Keenan McCardell has been fined 15 times in his three seasons as Vikings receivers coach.

"They fine me when I show any videos," McCardell said of the young men he coaches and gets teased by for "living back in the day" via instructional videos featuring the likes of Jerry Rice, Randy Moss and, yes, a certain former 17-year, rags-to-riches NFL veteran named Keenan McCardell.

"How much they fine you?" McCardell was asked as he visited with Cardinals radio analyst and back-in-the-day Browns teammate Ron Wolfley before Thursday's joint practice at TCO Performance Center.

"One dollar," McCardell said. "Per video! I can't afford that. I'm on a coach's salary now."

"How many of those clips are of you?" McCardell was asked by a reporter who is back-in-the-day old enough to have spent the summer of 1992 in Berea, Ohio, covering Wolfley and a scrawny 22-year-old kid who wore No. 2, jumped like a deer and caught everything in his ZIP code.

"Nine of them," McCardell said. "I show them some of my true one-on-ones in San Diego. I show them a rocker-step touchdown against Indianapolis when I was in Tampa. I show them a cutup of when I was in Jacksonville. I can kind of go down the line and tell you all of them if you want me to."

Please do.

Laughter ensued until the impatient reporter inadvertently interrupted, saying, "Wait, no tape of you from training camp 1992?"

"Yeah," Wolfley added. "You were the talk of camp that year."

"Ooh, you're right," McCardell said. "I got to get some tape from that summer. I was 6-1, 175 pounds. I was young. I can show the guys I wasn't always a fat dude like I am now. I was a super-skinny dude that was super hungry and had to find his way that year. And I wore No. 2. I tell the guys I wore single digit when it wasn't the cool thing to do."

Washington's Joe Gibbs picked McCardell 326th overall in a 12-round, 334-player draft in 1991. McCardell spent that Super Bowl-winning season on injured reserve and was, um, "awarded" his free agency the following spring.

Talk about back in the day. The NFL's first modern foray into freedom for the players came from 1989 to '92, when the bottom 10 players on each roster were left unprotected and therefore free agents.

"Yeah, I was a 'Plan B' free agent in '92," said McCardell, whose signing bonus was $30,000.

"Me, too," said Wolfley, an ornery fullback and wild-eyed four-time special teams Pro Bowl player let go by the Cardinals and gladly gobbled up by second-year Browns coach Bill Belichick.

"We're old school, baby," McCardell said.

McCardell tried to humble himself when Wolfley asked about the new-schoolers he now coaches.

"Well, I got a pretty good one over there," said McCardell, nodding toward unanimous first-team All-Pro Justin Jefferson. "I teach him a little something and then get out the way."

"Please," Wolfley said. "Seventeen years you played? Seventeen years you stayed in NFL shape? You must be teaching all of them a lot of life lessons."

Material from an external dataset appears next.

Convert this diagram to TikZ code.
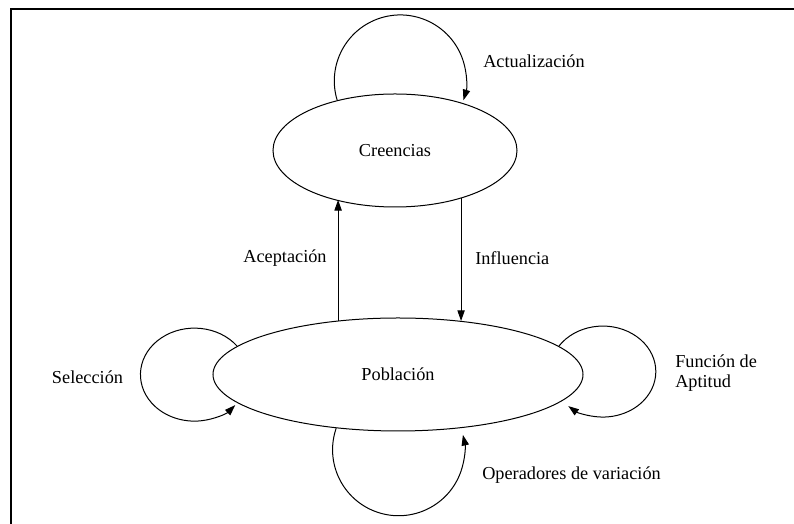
\documentclass[tikz,border=0pt]{standalone}
\usepackage{fontspec}
\setmainfont{Liberation Serif}
\usetikzlibrary{arrows.meta,shapes.geometric}

\begin{document}
\begin{tikzpicture}[x=0.75pt,y=0.75pt,
  state/.style={draw, ellipse, line width=0.75pt, inner sep=0pt,
    font=\fontsize{13.7}{16}\selectfont},
  lbl/.style={font=\fontsize{13.7}{15.5}\selectfont, inner sep=0pt},
  edge/.style={line width=0.75pt, -{Triangle[length=8pt,width=5.5pt]}}
]
\useasboundingbox (0,0) rectangle (794,524);
% frame
\draw[line width=1.5pt] (11,0) -- (11,515) -- (794,515);

% states
\node[state, minimum width=183pt, minimum height=84.75pt] (cre) at (395,373.5) {Creencias};
\node[state, minimum width=277.5pt, minimum height=84.75pt] (pob) at (398,149.5) {Población};

% exchange between the two spaces
\draw[edge] (pob.138.9) -- (pob.138.9 |- cre.219.9);
\draw[edge] (cre.-36.9) -- (cre.-36.9 |- pob.40.6);

% self loops
\draw[edge] (cre.139.9) arc[start angle=197, end angle=-17, radius=49.5pt];
\draw[edge] (pob.221.1) arc[start angle=161, end angle=373, radius=49.5pt];
\draw[edge] (pob.170.9) arc[start angle=37.8, end angle=319, x radius=40.5pt, y radius=34.875pt];
\draw[edge] (pob.10.4) arc[start angle=146, end angle=-130.7, x radius=39.75pt, y radius=34.125pt];

% labels
\node[lbl, anchor=west] (lact) at (483,463) {Actualización};
\node[lbl] (lacep) at (285,266) {Aceptación};
\node[lbl, anchor=west] (linf) at (475,266) {Influencia};
\node[lbl] (lsel) at (87.5,147) {Selección};
\node[lbl, anchor=west, align=left] (lfun) at (675,151) {Función de\\Aptitud};
\node[lbl, anchor=west] (lope) at (482,49) {Operadores de variación};
\end{tikzpicture}
\end{document}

"Always," McCardell said. "I tell them, brother, I'm a guy who's been drafted in a round that doesn't exist no more, been the guy they've let go, brought back, let go. Been the No. 3 guy, No. 2 guy, No. 1 guy."

McCardell was injured at the end of that 1992 training camp and played only two games, catching one ball that year. Belichick cut him three times in a 10-week period, kept him to start the 1993 season, cut him in Week 3 and re-signed him later after McCardell had spent two weeks on the Bears' practice squad.

"The rest is history," McCardell said.

In four seasons in Cleveland, McCardell caught only 80 passes for 1,133 yards and eight touchdowns. Over the next 12 years, he caught 803 passes for 10,240 yards and 55 touchdowns before retiring at 37.

Asked if he sees hints of himself in any of the Vikings players he coaches now, McCardell singled out Jalen Nailor and undrafted rookie Thayer Thomas.

"I talk with Thayer a lot about, 'You got the cards stacked against you, young man. But you can flip them in your favor. Grab them and flip them cards your way.'

"I tell all of them my story. I tell them I never gave up. It's all persistence. If you want to be something, be someone, be on this team, you got to be persistently good. Persistently good every day. You got to be persistent about being persistent. Do your job."

"Man," Wolfley said with an approving smile. "You sound just like Belichick."